Lately I’ve been hoping that Vice President Joe Biden (who was clearly devastated by by tragic death of his son Beau) will join the race for the Democratic nomination– especially after watching the speech he gave at a Labor Day rally in Pittsburgh:
(Rich Trumka is president of the American labor federation the AFL-CIO, which has strong ties with the Israeli labor federation the Histadrut.)
Nevertheless, in many important ways, Bernie Sanders is not like Jeremy Corbyn. Here are five of them:
1. Sanders has long been a critical supporter of Israel and its right to exist. Corbyn has not.

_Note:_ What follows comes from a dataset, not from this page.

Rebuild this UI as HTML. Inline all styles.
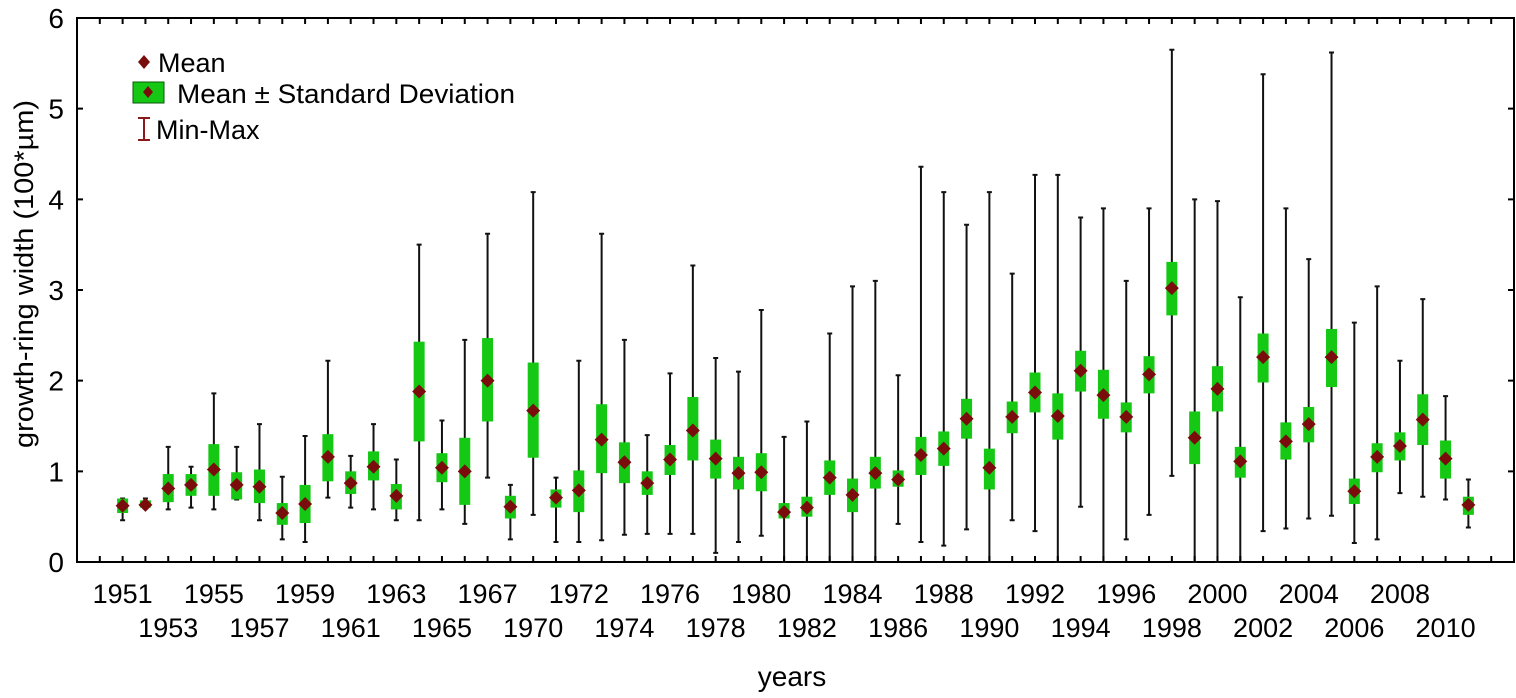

Last year Sanders was willing to take on some anti-Israel constituents at a town hall meeting in Vermont:
Can you imagine Jeremy Corbyn saying any of the things Sanders says after “On the other hand” (2:34) about his “friends” in Hamas?
While Corbyn grants interviews with Press TV, that Iranian propaganda outlet publishes denunciations of Sanders as “a strong supporter of the American military–industrial complex as well as Israel’s occupation of Palestinian territories.” Sanders has consistently voted for military aid to Israel.
2. I can’t imagine a pro-Putin regime website publishing an article titled “Jeremy Corbyn Is a Russia-Bashing, Pro-Israel, Militarist Tool.” Sanders’s foreign policy positions are viewed as excessively mainstream and insufficiently “anti-imperialist” by many on the Left.
3. Sanders supports US airstrikes against the Islamic State. Corbyn opposes any military action against IS, and believes they can be negotiated with.
4. Corbyn, who is always pleased to express solidarity with any nominally “socialist” regime, would never say, as Sanders did:
“The minimum wage in Vietnam is 56 cents an hour. Workers there cannot form independent unions. And if you protest government policy, you might end up in trouble. OK?”
5. Corbyn seems anxious to avoid potentially unfriendly or uncomfortable questions. Sanders, by contrast, seems to relish confrontational questions (even on Fox News) and the opportunity to appear before audiences that disagree with him on many issues– as he did Monday at Liberty University in Lynchburg, Virginia.
Update: Anthony Lane writes in The New Yorker:
One suggestion is that, by dint of the refreshing threat that he poses to the establishment, Corbyn is roughly the British equivalent of Bernie Sanders. Nice try, but no. Corbyn makes Bernie Sanders look like Ted Cruz.